Preheat the oven to 400ºF and line muffin tins with liners or spray with cooking spray.
In a small nonstick skillet, lightly toast the mixed nuts until fragrant and beginning to brown. Set aside.
Wash and coarsely chop the cranberries and set aside.
In a large bowl, mix the flour, baking powder, soda and salt well. Next, add the oats and mix well.
In another bowl, cream the egg and sugars until frothy.
Add the yogurt and vegetable oil to the creamed sugar and mix well.
Add the wet ingredients to the dry and mix until blended, but do not over mix.
Add the coarsely chopped cranberries and gently fold in.

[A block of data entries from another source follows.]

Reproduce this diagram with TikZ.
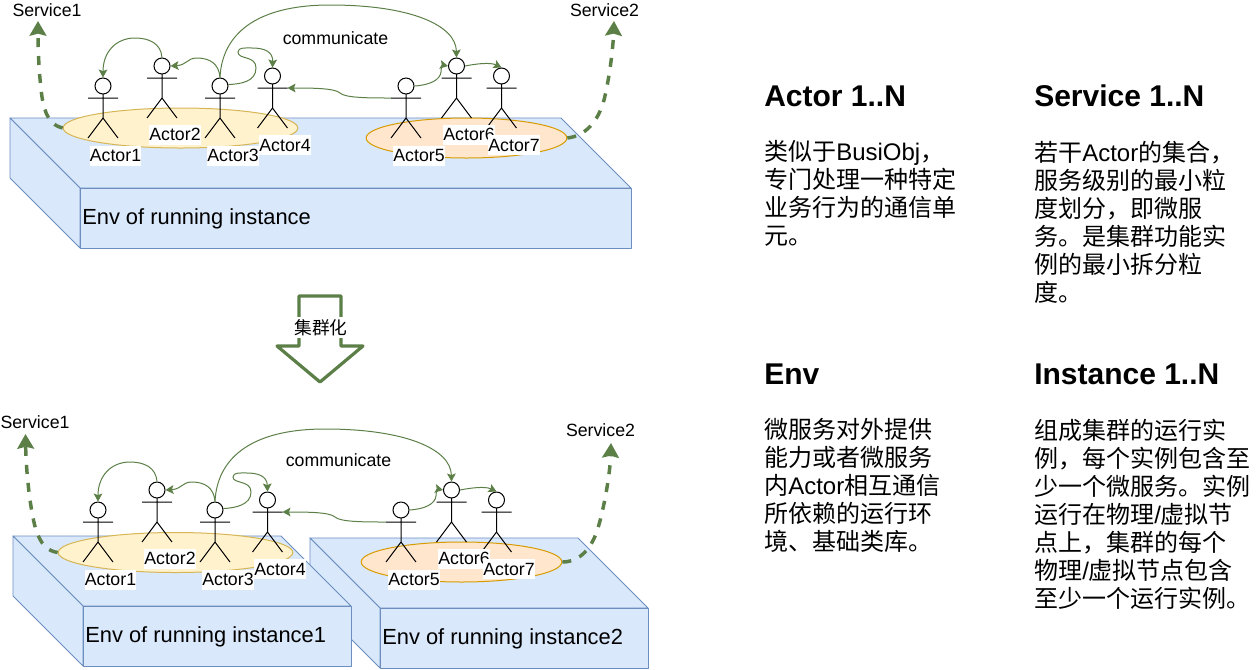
\documentclass[tikz,border=0pt]{standalone}
\usepackage{fontspec}
\setmainfont{Liberation Sans}
\newfontfamily\cjk{Noto Sans CJK SC}
\usetikzlibrary{shapes.geometric,arrows.meta}
\definecolor{boxfill}{HTML}{DAE8FC}
\definecolor{boxline}{HTML}{6C8EBF}
\definecolor{ellafill}{HTML}{FFF2CC}
\definecolor{ellaline}{HTML}{D6B656}
\definecolor{ellbfill}{HTML}{FFE6CC}
\definecolor{ellbline}{HTML}{D79B00}
\definecolor{grn}{HTML}{5B7F47}
\newcommand{\zh}[1]{{\cjk #1}}
\newcommand{\actor}[3]{%
  \node[headc] (#1) at (#2,#3) {};
  \coordinate (#1-n) at (#2,#3+8);
  \coordinate (#1-hip) at (#2,#3+32);
  \coordinate (#1-l) at (#2-15,#3+12);
  \coordinate (#1-r) at (#2+15,#3+12);
  \draw[stick] (#1-n) -- (#1-hip) (#1-l) -- (#1-r)
     (#2-15,#3+52) -- (#1-hip) -- (#2+15,#3+52);
}
\newcommand{\cuboid}[6]{% name, x0, y0, topw, depth, h
  \draw[boxs] (#2,#3) -- (#2+#4,#3) -- (#2+#4+#5,#3+#5) -- (#2+#5,#3+#5) -- cycle;
  \draw[boxs] (#2,#3) -- (#2+#5,#3+#5) -- (#2+#5,#3+#5+#6) -- (#2,#3+#6) -- cycle;
  \draw[boxs] (#2+#5,#3+#5) rectangle (#2+#4+#5,#3+#5+#6);
}
\tikzset{
  x=0.75pt,y=-0.75pt,
  headc/.style={circle,draw=black,fill=white,line width=0.75pt,minimum size=12pt,inner sep=0pt},
  stick/.style={draw=black,line width=0.75pt},
  boxs/.style={draw=boxline,fill=boxfill,line width=0.7pt,line join=round},
  ella/.style={ellipse,draw=ellaline,fill=ellafill,line width=0.75pt,inner sep=0pt},
  ellb/.style={ellipse,draw=ellbline,fill=ellbfill,line width=0.75pt,inner sep=0pt},
  lab/.style={font=\fontsize{13.3}{15}\selectfont,inner sep=0pt},
  actlab/.style={lab,fill=white,minimum height=15pt},
  envlab/.style={font=\fontsize{16.4}{19}\selectfont,inner sep=0pt,anchor=west},
  comm/.style={draw=grn,line width=0.75pt,-{Stealth[length=6pt,width=6.5pt,inset=1.2pt]}},
  svc/.style={draw=grn,line width=2.6pt,dash pattern=on 6.75pt off 6.75pt,-{Stealth[length=11pt,width=12.5pt,inset=1.5pt]}},
  head/.style={font=\fontsize{22.5}{26}\bfseries\selectfont,inner sep=0pt,anchor=base west},
  body/.style={font=\fontsize{18}{21}\selectfont,inner sep=0pt,anchor=north west,align=left},
  bigarrow/.style={draw=grn,fill=white,line width=2.4pt,line join=round}
}
\begin{document}
\begin{tikzpicture}
\useasboundingbox (0,0) rectangle (1258,669);

%% ---------- top scene ----------
\cuboid{t}{10}{118}{551}{70}{60}
\node[envlab] (envt) at (82,218.5) {Env of running instance};
\node[ella,minimum width=176pt,minimum height=30pt] (ea) at (180.5,128) {};
\node[ellb,minimum width=150.5pt,minimum height=30pt] (eb) at (466.5,138) {};
\actor{a1}{103}{86}
\actor{a2}{162}{66}
\actor{a3}{220}{86}
\actor{a4}{272.5}{76}
\actor{a5}{406}{86}
\actor{a6}{456.5}{66}
\actor{a7}{501.5}{76}
\node[actlab] (la1) at (115.5,155.5) {Actor1};
\node[actlab] (la2) at (175,134.5) {Actor2};
\node[actlab] (la3) at (233,155.5) {Actor3};
\node[actlab] (la4) at (285,145) {Actor4};
\node[actlab] (la5) at (419,155.5) {Actor5};
\node[actlab] (la6) at (469,134.5) {Actor6};
\node[actlab] (la7) at (514,145) {Actor7};
\node[lab] (st1) at (47,10) {Service1};
\node[lab] (st2) at (604.5,10) {Service2};
\node[lab] (ct) at (335.5,38.5) {communicate};
\coordinate (st1t) at (38,21);
\coordinate (st2t) at (614,21);
\draw[svc] (ea.west) .. controls (50,125) and (45,115) .. (42,97) .. controls (39,75) and (38,50) .. (st1t);
\draw[svc] (eb.east) .. controls (585,136) and (598,122) .. (604,100) .. controls (609,80) and (613,50) .. (st2t);
\draw[comm] (a2.north) .. controls (161,44) and (150,38) .. (135,38) .. controls (116,38) and (103,52) .. (a1.north);
\draw[comm] (a3.north) .. controls (219,64) and (210,58) .. (197,58) .. controls (187,58) and (187,65) .. (a2.east);
\draw[comm] (a3.north) .. controls (222,35) and (255,5) .. (330,5) .. controls (410,5) and (456,25) .. (a6.north);
\draw[comm] (a3.10) .. controls (240,84) and (256,82) .. (256,68) .. controls (256,55) and (238,60) .. (238,52) .. controls (238,47) and (246,48) .. (252,48) .. controls (265,48) and (273,52) .. (a4.north);
\draw[comm] (a5-l) .. controls (370,98) and (345,98) .. (340,93) .. controls (335,88) and (310,88) .. (a4-r);
\draw[comm] (a5.east) .. controls (430,85) and (440,80) .. (441,72) .. controls (441,67) and (443,65) .. (a6.west);
\draw[comm] (a6.east) .. controls (475,64) and (490,62) .. (a7.north);

%% ---------- block arrow ----------
\draw[bigarrow] (299,296) -- (341,296) -- (341,346) -- (363,346) -- (320,382) -- (277,346) -- (299,346) -- cycle;
\node[lab,fill=white,inner ysep=2pt] (arrlab) at (321,327.5) {\zh{集群化}};

%% ---------- bottom scene ----------
\cuboid{b2}{310}{538}{268}{70}{60}
\cuboid{b1}{13}{536}{268}{70}{60}
\node[envlab] (envb1) at (85,636.5) {Env of running instance1};
\node[envlab] (envb2) at (382,638.5) {Env of running instance2};
\node[ella,minimum width=176pt,minimum height=30pt] (fa) at (175.5,552.5) {};
\node[ellb,minimum width=150.5pt,minimum height=30pt] (fb) at (461.5,562) {};
\actor{b1}{98}{510}
\actor{b2}{157}{490}
\actor{b3}{215}{510}
\actor{b4}{267.5}{500}
\actor{b5}{401}{510}
\actor{b6}{451.5}{490}
\actor{b7}{496.5}{500}
\node[actlab] (lb1) at (110.5,579.5) {Actor1};
\node[actlab] (lb2) at (170,558.5) {Actor2};
\node[actlab] (lb3) at (228,579.5) {Actor3};
\node[actlab] (lb4) at (280,569) {Actor4};
\node[actlab] (lb5) at (414,579.5) {Actor5};
\node[actlab] (lb6) at (464,558.5) {Actor6};
\node[actlab] (lb7) at (509,569) {Actor7};
\node[lab] (sb1) at (35,422.5) {Service1};
\node[lab] (sb2) at (600.5,430.5) {Service2};
\node[lab] (cb) at (338.5,460) {communicate};
\coordinate (sb1t) at (25.5,434);
\coordinate (sb2t) at (611,443);
\draw[svc] (fa.west) .. controls (48,551) and (41,545) .. (36,530) .. controls (30,510) and (26,470) .. (sb1t);
\draw[svc] (fb.east) .. controls (580,562) and (592,548) .. (598,528) .. controls (604,508) and (610,475) .. (sb2t);
\draw[comm] (b2.north) .. controls (156,468) and (145,462) .. (130,462) .. controls (111,462) and (98,476) .. (b1.north);
\draw[comm] (b3.north) .. controls (214,488) and (205,482) .. (192,482) .. controls (182,482) and (182,489) .. (b2.east);
\draw[comm] (b3.north) .. controls (217,459) and (250,429) .. (325,429) .. controls (405,429) and (451,449) .. (b6.north);
\draw[comm] (b3.10) .. controls (235,508) and (251,505) .. (251,492) .. controls (251,480) and (233,484) .. (233,477) .. controls (233,472) and (241,473) .. (247,473) .. controls (258,473) and (267,476) .. (b4.north);
\draw[comm] (b5-l) .. controls (365,522) and (340,522) .. (335,517) .. controls (330,512) and (305,512) .. (b4-r);
\draw[comm] (b5.east) .. controls (425,509) and (435,504) .. (436,496) .. controls (436,491) and (438,489) .. (b6.west);
\draw[comm] (b6.east) .. controls (470,488) and (485,486) .. (b7.north);

%% ---------- right text ----------
\node[head] (h1) at (764,106) {Actor 1..N};
\node[head] (h2) at (1034,106) {Service 1..N};
\node[head] (h3) at (764,384) {Env};
\node[head] (h4) at (1034,384) {Instance 1..N};
\node[body] (t1) at (764,140.5) {\zh{类似于}BusiObj\zh{，}\\ \zh{专门处理一种特定}\\ \zh{业务行为的通信单}\\ \zh{元。}};
\node[body] (t2) at (1034,140.5) {\zh{若干}Actor\zh{的集合，}\\ \zh{服务级别的最小粒}\\ \zh{度划分，即微服}\\ \zh{务。是集群功能实}\\ \zh{例的最小拆分粒}\\ \zh{度。}};
\node[body] (t3) at (764,418.5) {\zh{微服务对外提供}\\ \zh{能力或者微服务}\\ \zh{内}Actor\zh{相互通信}\\ \zh{所依赖的运行环}\\ \zh{境、基础类库。}};
\node[body] (t4) at (1034,418.5) {\zh{组成集群的运行实}\\ \zh{例，每个实例包含至}\\ \zh{少一个微服务。实例}\\ \zh{运行在物理}/\zh{虚拟节}\\ \zh{点上，集群的每个}\\ \zh{物理}/\zh{虚拟节点包含}\\ \zh{至少一个运行实例。}};
\end{tikzpicture}
\end{document}
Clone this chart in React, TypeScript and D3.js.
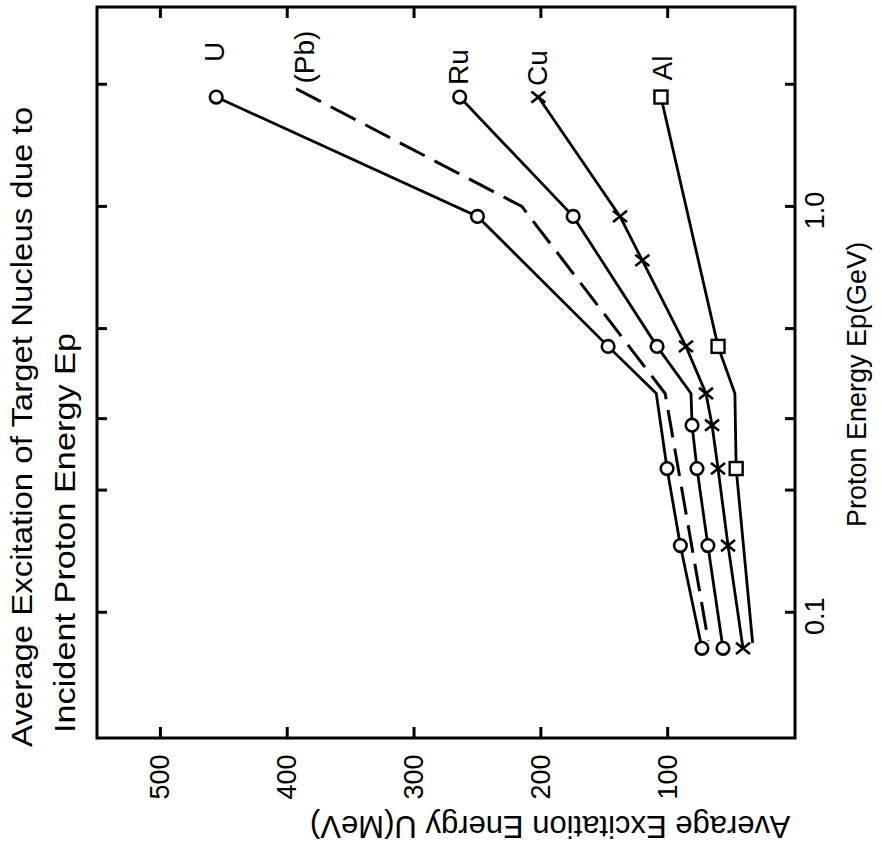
import React from "react";
import * as d3 from "d3";

// ---- data ----
const uTicks = [100, 200, 300, 400, 500];
const eTicks = [0.1, 0.2, 0.3, 0.5, 1.0, 2.0];
const eTickLabels = [
  { v: 0.1, t: "0.1" },
  { v: 1.0, t: "1.0" },
];

const energyU = [1.86, 0.945, 0.452, 0.346, 0.226, 0.146, 0.0815];
const valuesU = [456, 250, 147, 109, 100.5, 90, 73];
const markU = [1, 1, 1, 0, 1, 1, 1];

const energyPb = [1.95, 1.0, 0.346, 0.085];
const valuesPb = [393, 215, 102, 68];

const energyRu = [1.86, 0.945, 0.452, 0.346, 0.289, 0.226, 0.146, 0.0815];
const valuesRu = [264, 174.5, 108.4, 81.6, 80.8, 76.9, 68.3, 56.4];
const markRu = [1, 1, 1, 0, 1, 1, 1, 1];

const energyCu = [1.86, 0.945, 0.736, 0.452, 0.346, 0.289, 0.226, 0.146, 0.0815];
const valuesCu = [202, 137.6, 120, 85.6, 69.8, 65, 60.3, 52.4, 40.6];
const markCu = [1, 1, 1, 1, 1, 1, 1, 1, 1];

const energyAl = [1.86, 0.452, 0.346, 0.226, 0.084];
const valuesAl = [105.3, 60.3, 47, 46, 33];
const markAl = [1, 1, 0, 1, 0];

const titleLine1 = "Average Excitation of Target Nucleus  due  to";
const titleLine2 = "Incident  Proton  Energy  Ep";
const uAxisLabel = "Average Excitation  Energy  U(MeV)";
const eAxisLabel = "Proton  Energy  Ep(GeV)";

const FONT = "'Liberation Sans', Arial, Helvetica, sans-serif";

export default function App() {
  const W = 882;
  const H = 851;
  const left = 97, right = 795, top = 7, bottom = 738;
  const x = d3.scaleLinear().domain([0, 550]).range([794.5, left]);
  const y = d3.scaleLog().domain([0.049, 3.1]).range([bottom, top]);

  const line = d3
    .line<[number, number]>()
    .x((d) => x(d[1]))
    .y((d) => y(d[0]));

  const pts = (e: number[], v: number[]) => e.map((ei, i) => [ei, v[i]] as [number, number]);

  const sw = 2.8;

  const circles = (e: number[], v: number[], m: number[]) =>
    e.map((ei, i) =>
      m[i] ? (
        <circle key={i} cx={x(v[i])} cy={y(ei)} r={6.3} fill="#fff" stroke="#000" strokeWidth={2.6} />
      ) : null
    );
  const crosses = (e: number[], v: number[], m: number[]) =>
    e.map((ei, i) => {
      if (!m[i]) return null;
      const cx = x(v[i]);
      const cy = y(ei);
      const s = 7;
      return (
        <g key={i} stroke="#000" strokeWidth={2.6}>
          <line x1={cx - s} y1={cy - s * 0.8} x2={cx + s} y2={cy + s * 0.8} />
          <line x1={cx - s} y1={cy + s * 0.8} x2={cx + s} y2={cy - s * 0.8} />
        </g>
      );
    });
  const squares = (e: number[], v: number[], m: number[]) =>
    e.map((ei, i) =>
      m[i] ? (
        <rect key={i} x={x(v[i]) - 6.5} y={y(ei) - 6.5} width={13} height={13} fill="#fff" stroke="#000" strokeWidth={2.4} />
      ) : null
    );

  return (
    <svg
      width={W}
      height={H}
      style={{ position: "absolute", left: 0, top: 0, background: "#fff" }}
      fontFamily={FONT}
    >
      <rect x={0} y={0} width={W} height={H} fill="#fff" />

      {/* title (rotated) */}
      <text
        transform={`translate(32,747) rotate(-90)`}
        fontSize={30}
        textLength={640}
        lengthAdjust="spacingAndGlyphs"
      >
        {titleLine1}
      </text>
      <text
        transform={`translate(75,733) rotate(-90)`}
        fontSize={30}
        textLength={400}
        lengthAdjust="spacingAndGlyphs"
      >
        {titleLine2}
      </text>

      {/* frame */}
      <rect x={left} y={top} width={right - left} height={bottom - top} fill="none" stroke="#000" strokeWidth={3} />

      {/* U ticks (bottom & top) */}
      {uTicks.map((t) => (
        <g key={t} stroke="#000" strokeWidth={3}>
          <line x1={x(t)} x2={x(t)} y1={bottom} y2={bottom - 11} />
          <line x1={x(t)} x2={x(t)} y1={top} y2={top + 11} />
        </g>
      ))}
      {uTicks.map((t) => (
        <text
          key={"l" + t}
          transform={`translate(${x(t)},777) rotate(-90)`}
          fontSize={27}
          textAnchor="middle"
          dominantBaseline="central"
        >
          {t}
        </text>
      ))}

      {/* E ticks (left & right) */}
      {eTicks.map((t) => (
        <g key={t} stroke="#000" strokeWidth={3}>
          <line x1={left} x2={left + 10} y1={y(t)} y2={y(t)} />
          <line x1={right} x2={right - 10} y1={y(t)} y2={y(t)} />
        </g>
      ))}
      {eTickLabels.map((t) => (
        <text
          key={t.t}
          transform={`translate(815,${y(t.v) + 4}) rotate(-90)`}
          fontSize={27}
          textAnchor="middle"
          dominantBaseline="central"
        >
          {t.t}
        </text>
      ))}

      {/* axis labels */}
      <text transform={`translate(310,826) rotate(180)`} fontSize={31} textAnchor="end" dominantBaseline="central">
        {uAxisLabel}
      </text>
      <text transform={`translate(866,527) rotate(-90)`} fontSize={27} textAnchor="start">
        {eAxisLabel}
      </text>

      {/* series lines */}
      <g fill="none" stroke="#000" strokeWidth={sw}>
        <path d={line(pts(energyU, valuesU)) || ""} />
        <path d={line(pts(energyRu, valuesRu)) || ""} />
        <path d={line(pts(energyCu, valuesCu)) || ""} />
        <path d={line(pts(energyAl, valuesAl)) || ""} />
        <path d={line(pts(energyPb, valuesPb)) || ""} strokeDasharray="28 11" strokeWidth={3} />
      </g>

      {/* markers */}
      {circles(energyU, valuesU, markU)}
      {circles(energyRu, valuesRu, markRu)}
      {crosses(energyCu, valuesCu, markCu)}
      {squares(energyAl, valuesAl, markAl)}

      {/* series labels */}
      <g fontSize={28} textAnchor="middle" dominantBaseline="central">
        <text transform={`translate(214,52) rotate(-90)`}>U</text>
        <text transform={`translate(304,57) rotate(-90)`}>(Pb)</text>
        <text transform={`translate(458,67) rotate(-90)`}>Ru</text>
        <text transform={`translate(537,68) rotate(-90)`}>Cu</text>
        <text transform={`translate(662,68) rotate(-90)`}>Al</text>
      </g>
    </svg>
  );
}
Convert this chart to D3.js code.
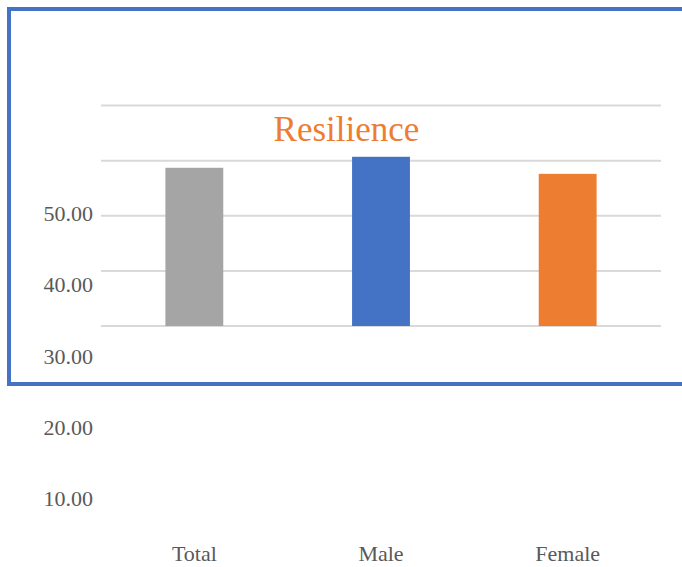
<!DOCTYPE html>
<html>
<head>
<meta charset="utf-8">
<script src="https://cdn.jsdelivr.net/npm/d3@7"></script>
<style>
  html, body { margin: 0; padding: 0; background: #fff; }
  svg { display: block; }
</style>
</head>
<body>
<svg id="chart" width="682" height="567"></svg>
<script>
// Resilience scores by group
const categories = ["Total", "Male", "Female"];
const values = [28.7, 30.7, 27.6];
const barColors = ["#A5A5A5", "#4472C4", "#ED7D31"];
const tickValues = [10, 20, 30, 40, 50];
const tickLabels = ["10.00", "20.00", "30.00", "40.00", "50.00"];
const title = "Resilience";

const svg = d3.select("#chart");
const font = "'Liberation Serif', 'Times New Roman', serif";

// plot geometry
const plot = { left: 101, right: 661, top: 105.5, bottom: 326 };

const x = d3.scaleBand()
  .domain(categories)
  .range([plot.left, plot.right])
  .paddingInner(0.69)
  .paddingOuter(0.345);

const y = d3.scaleLinear()
  .domain([0, 40])
  .range([plot.bottom, plot.top]);

// value labels along the left side
const yLabel = d3.scaleLinear()
  .domain([0, 50])
  .range([577.25, 221]);

// gridlines
svg.append("g")
  .selectAll("line")
  .data(y.ticks(4))
  .join("line")
  .attr("x1", plot.left)
  .attr("x2", plot.right)
  .attr("y1", d => y(d))
  .attr("y2", d => y(d))
  .attr("stroke", "#D9D9D9")
  .attr("stroke-width", 2);

// bars
svg.append("g")
  .selectAll("rect")
  .data(categories)
  .join("rect")
  .attr("x", d => x(d))
  .attr("width", x.bandwidth())
  .attr("y", (d, i) => y(values[i]))
  .attr("height", (d, i) => y(0) - y(values[i]))
  .attr("fill", (d, i) => barColors[i]);

// title
svg.append("text")
  .attr("x", 346.5)
  .attr("y", 141)
  .attr("text-anchor", "middle")
  .attr("font-family", font)
  .attr("font-size", 35)
  .attr("fill", "#ED7D31")
  .text(title);

// outer frame
svg.append("rect")
  .attr("x", 9)
  .attr("y", 9)
  .attr("width", 700)
  .attr("height", 375)
  .attr("fill", "none")
  .attr("stroke", "#4472C4")
  .attr("stroke-width", 4);

// y labels
svg.append("g")
  .selectAll("text")
  .data(tickValues)
  .join("text")
  .attr("x", 93)
  .attr("y", d => yLabel(d))
  .attr("text-anchor", "end")
  .attr("font-family", font)
  .attr("font-size", 22)
  .attr("fill", "#595959")
  .text((d, i) => tickLabels[i]);

// category labels
svg.append("g")
  .selectAll("text")
  .data(categories)
  .join("text")
  .attr("x", d => x(d) + x.bandwidth() / 2)
  .attr("y", 561)
  .attr("text-anchor", "middle")
  .attr("font-family", font)
  .attr("font-size", 22)
  .attr("fill", "#595959")
  .text(d => d);
</script>
</body>
</html>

Scoop the muffin batter into the muffin pans and set aside while you prepare the topping.
In a small bowl, mix together the 5 tablespoons of granulated sugar, 2 tablespoons of flour and the cinnamon. Next, add 1/4 cup of finely chopped mixed toasted nuts. Using a pastry cutter or fork, cut in the cold butter until the mixture becomes a crumbly topping.
Sprinkle the muffin batter with streusel topping and a little bit more chopped nuts. Bake for 15 minutes or until golden brown.
Serve warm by themselves, or with a little butter. They can be stored in an airtight container on the counter for about 2 days, or in the fridge for up to a week.